What the exercise asks —
Starting at the first line of the listing below, retype each line up to and including the one that contains "A_40 = [7.3, 7.9, 8.8, 9.6, 10.3]". Leave pictures out.
**********
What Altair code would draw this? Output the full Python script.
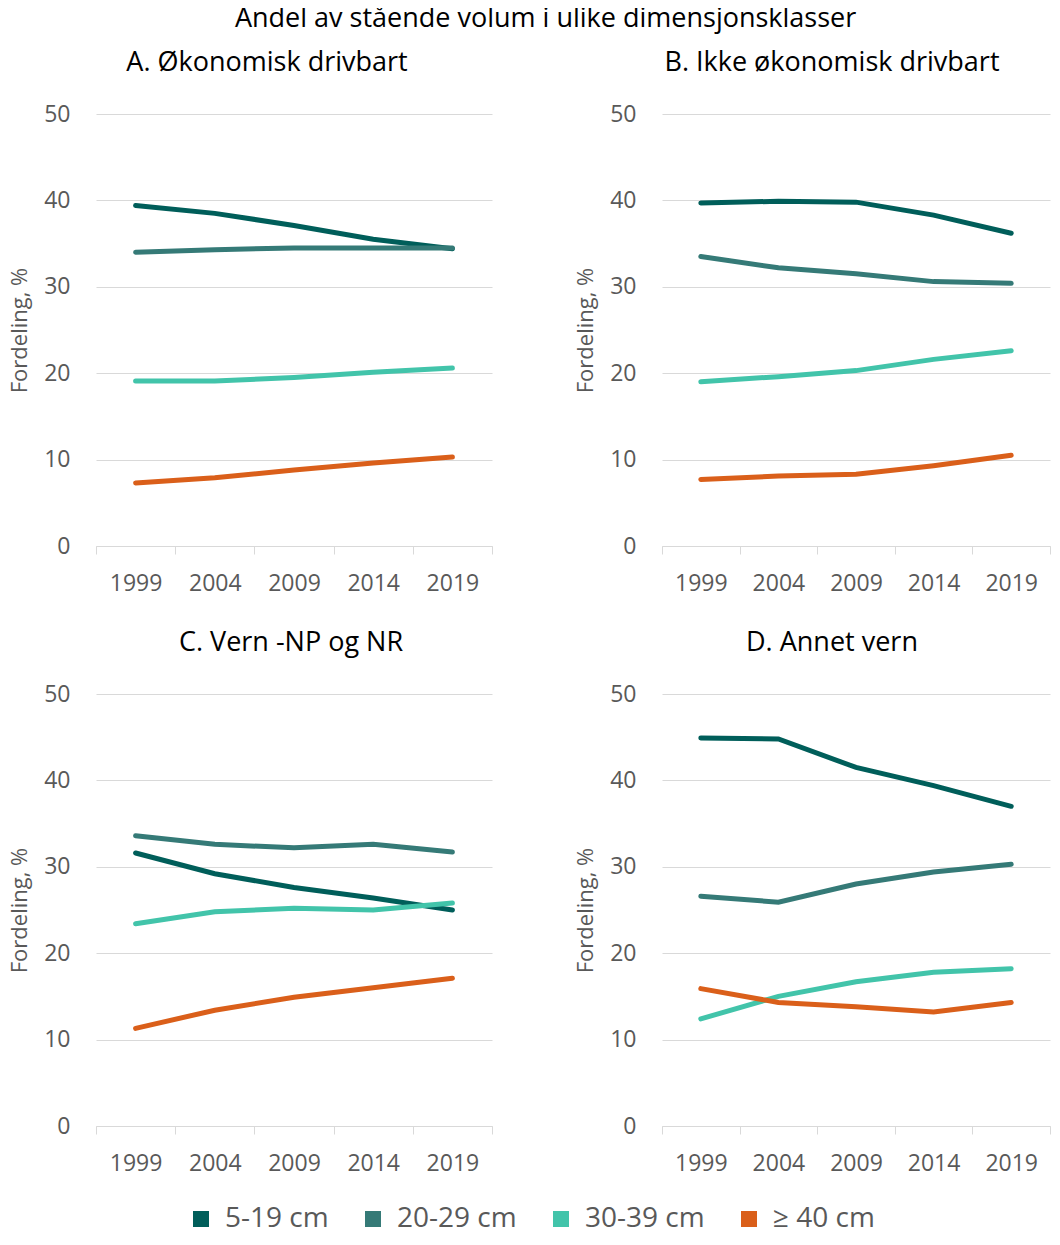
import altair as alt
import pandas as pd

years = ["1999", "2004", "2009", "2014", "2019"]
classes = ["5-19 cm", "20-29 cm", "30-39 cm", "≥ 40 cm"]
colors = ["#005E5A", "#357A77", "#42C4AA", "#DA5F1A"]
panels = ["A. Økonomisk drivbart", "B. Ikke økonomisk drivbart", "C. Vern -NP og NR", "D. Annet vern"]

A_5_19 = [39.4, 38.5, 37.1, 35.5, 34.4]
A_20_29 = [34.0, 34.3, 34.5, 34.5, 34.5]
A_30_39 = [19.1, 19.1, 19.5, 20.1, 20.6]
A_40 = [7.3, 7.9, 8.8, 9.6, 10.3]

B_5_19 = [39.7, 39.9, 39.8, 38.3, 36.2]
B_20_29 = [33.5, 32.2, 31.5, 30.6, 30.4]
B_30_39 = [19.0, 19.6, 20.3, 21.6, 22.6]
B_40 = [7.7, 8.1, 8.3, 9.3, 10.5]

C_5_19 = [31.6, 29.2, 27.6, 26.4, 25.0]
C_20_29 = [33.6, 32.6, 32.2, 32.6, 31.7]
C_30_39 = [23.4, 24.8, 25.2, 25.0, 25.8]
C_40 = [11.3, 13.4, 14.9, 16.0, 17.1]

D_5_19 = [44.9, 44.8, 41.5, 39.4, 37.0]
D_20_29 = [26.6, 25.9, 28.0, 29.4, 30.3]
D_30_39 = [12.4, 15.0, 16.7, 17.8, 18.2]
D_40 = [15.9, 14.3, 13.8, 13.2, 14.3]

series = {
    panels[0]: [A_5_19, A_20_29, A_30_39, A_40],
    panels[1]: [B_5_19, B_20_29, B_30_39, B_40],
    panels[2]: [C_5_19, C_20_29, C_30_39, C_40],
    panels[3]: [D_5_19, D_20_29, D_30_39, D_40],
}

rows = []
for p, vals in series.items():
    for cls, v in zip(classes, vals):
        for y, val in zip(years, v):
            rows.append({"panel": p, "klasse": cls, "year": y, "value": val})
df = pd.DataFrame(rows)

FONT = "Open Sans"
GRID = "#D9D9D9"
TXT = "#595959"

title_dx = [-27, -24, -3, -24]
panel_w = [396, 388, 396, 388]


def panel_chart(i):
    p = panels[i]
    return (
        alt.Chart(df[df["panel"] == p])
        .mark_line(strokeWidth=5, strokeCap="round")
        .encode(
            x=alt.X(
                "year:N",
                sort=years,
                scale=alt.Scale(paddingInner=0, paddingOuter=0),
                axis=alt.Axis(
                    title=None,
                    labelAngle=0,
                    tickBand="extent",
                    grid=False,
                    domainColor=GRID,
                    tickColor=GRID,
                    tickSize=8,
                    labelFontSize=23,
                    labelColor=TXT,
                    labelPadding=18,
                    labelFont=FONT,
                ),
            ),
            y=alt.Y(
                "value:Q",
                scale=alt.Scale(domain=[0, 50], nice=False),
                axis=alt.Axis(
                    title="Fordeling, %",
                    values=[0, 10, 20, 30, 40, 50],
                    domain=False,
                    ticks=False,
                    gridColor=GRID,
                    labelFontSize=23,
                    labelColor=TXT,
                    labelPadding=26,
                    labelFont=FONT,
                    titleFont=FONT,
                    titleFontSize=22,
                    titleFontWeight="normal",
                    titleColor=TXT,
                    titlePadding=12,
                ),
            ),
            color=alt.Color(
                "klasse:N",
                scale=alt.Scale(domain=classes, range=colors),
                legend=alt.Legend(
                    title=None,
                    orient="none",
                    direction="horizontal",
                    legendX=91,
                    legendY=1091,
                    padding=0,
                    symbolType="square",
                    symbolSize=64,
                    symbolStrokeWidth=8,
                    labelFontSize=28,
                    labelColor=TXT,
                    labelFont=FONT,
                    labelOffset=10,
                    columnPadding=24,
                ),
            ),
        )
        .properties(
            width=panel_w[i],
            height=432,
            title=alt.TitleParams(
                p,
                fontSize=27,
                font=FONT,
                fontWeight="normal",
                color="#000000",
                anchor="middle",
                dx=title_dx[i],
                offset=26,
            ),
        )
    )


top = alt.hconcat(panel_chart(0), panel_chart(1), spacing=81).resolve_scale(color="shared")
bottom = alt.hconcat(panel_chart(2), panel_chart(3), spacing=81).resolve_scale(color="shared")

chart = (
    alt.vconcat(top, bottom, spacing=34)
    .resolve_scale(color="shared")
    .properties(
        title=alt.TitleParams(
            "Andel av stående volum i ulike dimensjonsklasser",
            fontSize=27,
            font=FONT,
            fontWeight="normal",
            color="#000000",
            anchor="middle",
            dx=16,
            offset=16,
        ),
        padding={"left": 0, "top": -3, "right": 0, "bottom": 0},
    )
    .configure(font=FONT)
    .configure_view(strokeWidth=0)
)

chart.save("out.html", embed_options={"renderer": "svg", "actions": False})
**********
Response for this exercise —
What Altair code would draw this? Output the full Python script.
import altair as alt
import pandas as pd

years = ["1999", "2004", "2009", "2014", "2019"]
classes = ["5-19 cm", "20-29 cm", "30-39 cm", "≥ 40 cm"]
colors = ["#005E5A", "#357A77", "#42C4AA", "#DA5F1A"]
panels = ["A. Økonomisk drivbart", "B. Ikke økonomisk drivbart", "C. Vern -NP og NR", "D. Annet vern"]

A_5_19 = [39.4, 38.5, 37.1, 35.5, 34.4]
A_20_29 = [34.0, 34.3, 34.5, 34.5, 34.5]
A_30_39 = [19.1, 19.1, 19.5, 20.1, 20.6]
A_40 = [7.3, 7.9, 8.8, 9.6, 10.3]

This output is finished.